人魚姫 / アンデルセン : 複雑な読後感
前回に続いて、今回もアンデルセンです。
青空文庫 『人魚のひいさま』 H.C.アンデルセン 楠山正雄訳
原作は私の知る(または覚えている)『人魚姫』とは結末が少し違っていました。
「王子への愛が実らず、泡となって消えてしまう。」というのが私が記憶していたラストシーンですが、原作ではその続きがあるのです。
物語の中盤に人魚姫のおばあさんが語ります。
「人間にはたましいというものがあって、それがいつまででも生きている、からだが土にかえってしまったあとでも、たましいは生きている。それが、澄んだ大空の上にのぼって、あのきらきら光るお星さまの所へまでものぼって行くのです。」
不滅の魂。
これが実は物語のキーワードとなっています。
人魚は300年生きるが人間と違い不滅の魂を持たないのだとおばあさんは説き、人魚姫はそれを手に入れたいと望みます。

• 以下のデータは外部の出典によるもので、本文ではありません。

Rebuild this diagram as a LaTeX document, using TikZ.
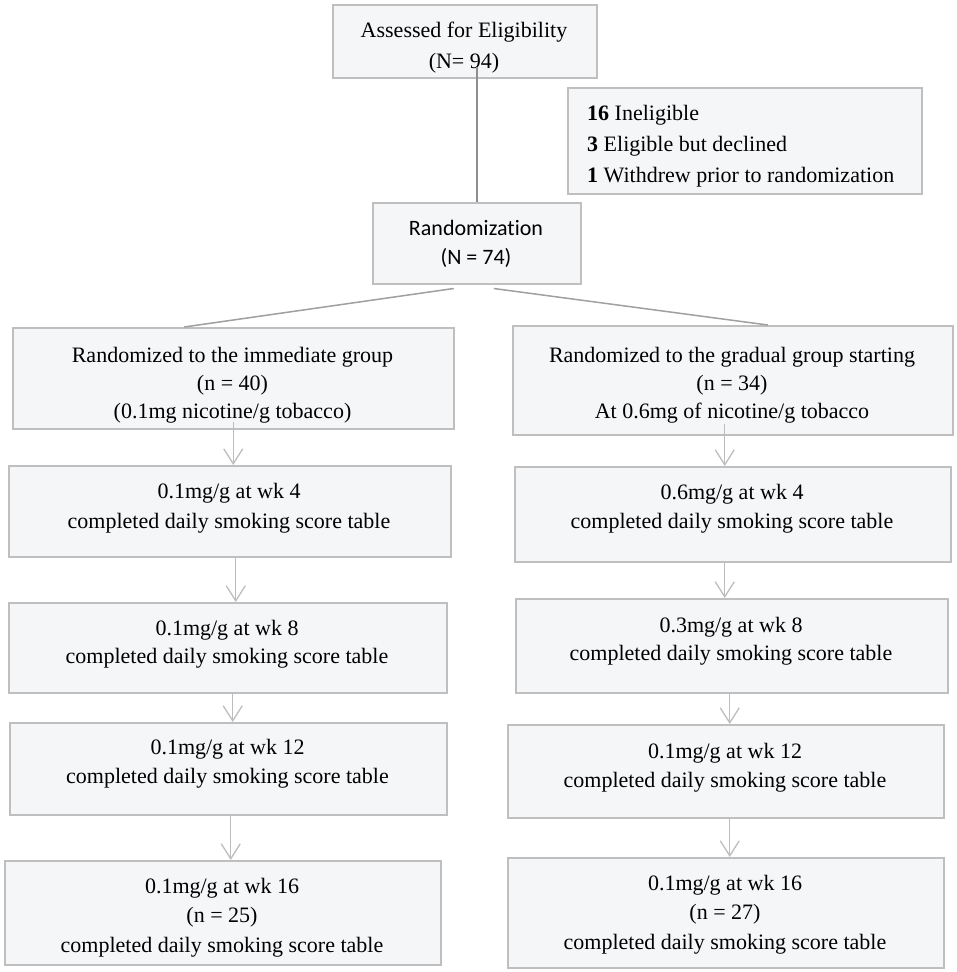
\documentclass[tikz,border=0pt]{standalone}
\usepackage{fontspec}
\setmainfont{Liberation Serif}
\newfontfamily\carlitofont[Ligatures=NoCommon]{Carlito}
\usetikzlibrary{arrows.meta}
\definecolor{boxfill}{HTML}{F5F6F8}
\definecolor{boxline}{HTML}{BFBFBF}
\definecolor{linkdark}{HTML}{8E8E8E}
\definecolor{linkmid}{HTML}{A0A0A0}
\definecolor{arrowgray}{HTML}{BDBDBD}
\newcommand\flowbox[5]{\node[box, minimum width={#4-#2}, minimum height={#5-#3}] (#1) at (#2,#3) {};}
\begin{document}
\begin{tikzpicture}[x=1pt,y=-1pt,
  box/.style={draw=boxline, fill=boxfill, line width=1.5pt, rectangle, inner sep=0pt, anchor=north west},
  txt/.style={inner sep=0pt, anchor=north, align=center, font=\fontsize{22}{#1}\selectfont},
  txt/.default=29,
  arr/.style={draw=arrowgray, line width=1.3pt, -{Straight Barb[length=15pt,width=19pt]}},
  joinline/.style={draw=linkmid, line width=1.5pt}
]
\useasboundingbox (0,0) rectangle (957,972);
% boxes
\flowbox{top}{332}{4}{596}{77}
\flowbox{excl}{567}{87}{921}{193}
\flowbox{rand}{372}{202}{580}{283}
\flowbox{L1}{12}{327}{453}{428}
\flowbox{R1}{512}{325}{952}{434}
\flowbox{L2}{8}{465}{450}{556}
\flowbox{R2}{514}{466}{950}{561}
\flowbox{L3}{8}{602}{446}{692}
\flowbox{R3}{515}{598}{947}{692}
\flowbox{L4}{9}{722}{446}{814}
\flowbox{R4}{507}{724}{943}{817}
\flowbox{L5}{4}{860}{440}{964}
\flowbox{R5}{507}{857}{943}{967}
% texts
\node[txt=31] (ttop) at (464,22) {Assessed for Eligibility\\(N= 94)};
\node[txt=31, anchor=north west, align=left] (texcl) at (587,105) {\textbf{16} Ineligible\\\textbf{3} Eligible but declined\\\textbf{1} Withdrew prior to randomization};
\node[txt=29, font=\carlitofont\fontsize{22}{29}\selectfont] (trand) at (476,220) {Randomization\\(N = 74)};
\node[txt=28] (tL1) at (232.5,347) {Randomized to the immediate group\\(n = 40)\\(0.1mg nicotine/g tobacco)};
\node[txt=28] (tR1) at (732,347) {Randomized to the gradual group starting\\(n = 34)\\At 0.6mg of nicotine/g tobacco};
\node[txt=30] (tL2) at (229,483) {0.1mg/g at wk 4\\completed daily smoking score table};
\node[txt=29] (tR2) at (732,484) {0.6mg/g at wk 4\\completed daily smoking score table};
\node[txt=28] (tL3) at (227,620) {0.1mg/g at wk 8\\completed daily smoking score table};
\node[txt=28] (tR3) at (731,617) {0.3mg/g at wk 8\\completed daily smoking score table};
\node[txt=29] (tL4) at (227.5,739) {0.1mg/g at wk 12\\completed daily smoking score table};
\node[txt=29] (tR4) at (725,743) {0.1mg/g at wk 12\\completed daily smoking score table};
\node[txt=29.5] (tL5) at (222,878) {0.1mg/g at wk 16\\(n = 25)\\completed daily smoking score table};
\node[txt=29.5] (tR5) at (725,875) {0.1mg/g at wk 16\\(n = 27)\\completed daily smoking score table};
% connectors
\draw[draw=linkdark, line width=2pt] ([yshift=12pt]top.south -| rand.north) -- (rand.north);
\draw[joinline] ([xshift=-23pt,yshift=-4pt]rand.south) -- ([xshift=-49pt]L1.north);
\draw[joinline] ([xshift=17pt,yshift=-4pt]rand.south) -- ([xshift=35pt]R1.north);
\draw[arr] ([yshift=8pt]L1.south) -- (L1.south |- L2.north);
\draw[arr] ([xshift=6pt]L2.south) -- ([xshift=6pt]L2.south |- L3.north);
\draw[arr] ([xshift=5pt]L3.south) -- ([xshift=5pt]L3.south |- L4.north);
\draw[arr] ([xshift=2.5pt]L4.south) -- ([xshift=2.5pt]L4.south |- L5.north);
\draw[arr] ([xshift=-8pt,yshift=12pt]R1.south) -- ([xshift=-8pt]R1.south |- R2.north);
\draw[arr] ([xshift=-8pt]R2.south) -- ([xshift=-8pt]R2.south |- R3.north);
\draw[arr] ([xshift=-2pt]R3.south) -- ([xshift=-2pt]R3.south |- R4.north);
\draw[arr] ([xshift=4pt]R4.south) -- ([xshift=4pt]R4.south |- R5.north);
\end{tikzpicture}
\end{document}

そして、その方法はただ一つ。人間に心の底から愛されることです。
難破船から救った王子を好きになった人魚姫は、魔女と取引してまで王子に近づくわけですが、人魚姫を突き動かすものは実は王子への愛だけではないんですね。
同時に不滅の魂も切望しているわけです。しかし物語はずんずんとドラマティックに進行していくので、最初に読んだときはその点に気づきませんでした。
なにしろ中盤からのドラマの作り方が凄いですからね。
- 人魚姫は人間の脚を得るために魔女と取引をして声を失う
- 王子の愛が得られないと人魚姫の心は破れて水の泡になってしまう
- 王子は難破した時には意識を失っていたために人魚姫に助けられたことを覚えていない
- しかし人魚姫は声を失っているので、王子にそのことを説明できない
- 王子は隣国の王女に助けられたと勘違いしていて、結果的に王子はその王女と恋に落ち、結婚を決める
ああ、人魚姫は泡になってしまうのか?
と、いうところで人魚姫の姉達が魔女から得た短剣を持ってくる。
それで王子を殺して彼の血を浴びればまた人魚に戻れると言う。
この話の運びは凄いですよね。いやがおうにも最高潮。
人魚姫は短刀を手に、王子と王女の寝室に忍び込みますが、寝言で王女の名を呼ぶ王子をどうしても殺せない。
そして人魚姫は短刀を海に投げ捨てて泡と消えてしまいます。
さて、ここからが私が知らなかったラストシーンになるわけですが、
死んでしまった人魚姫は「大空のむすめたち」と呼ばれる霊的存在となるのです。
王子を殺さなかった事で神からの慈悲が与えられたことが暗示されます。
300年の間、霊として善行を行えば不滅の魂を得て天国に昇っていけると教えられ、人魚姫は喜びに初めて涙を浮かべるのです。
(人魚は泣かないのだ)
というわけで、『人魚姫』も『マッチ売りの少女』と同様に、宗教的救済を持って話が終わります。アンデルセンの宗教観を反映しているのでしょう。
人魚姫が救済される結末は一人の読み手としても救われるのですが、不滅の魂うんぬんにはまったく触れず、人魚姫が泡になって終わってしまえば、悲劇としての純度は格段に上がっただろうなとも思います。
というわけで、複雑な読後感でした。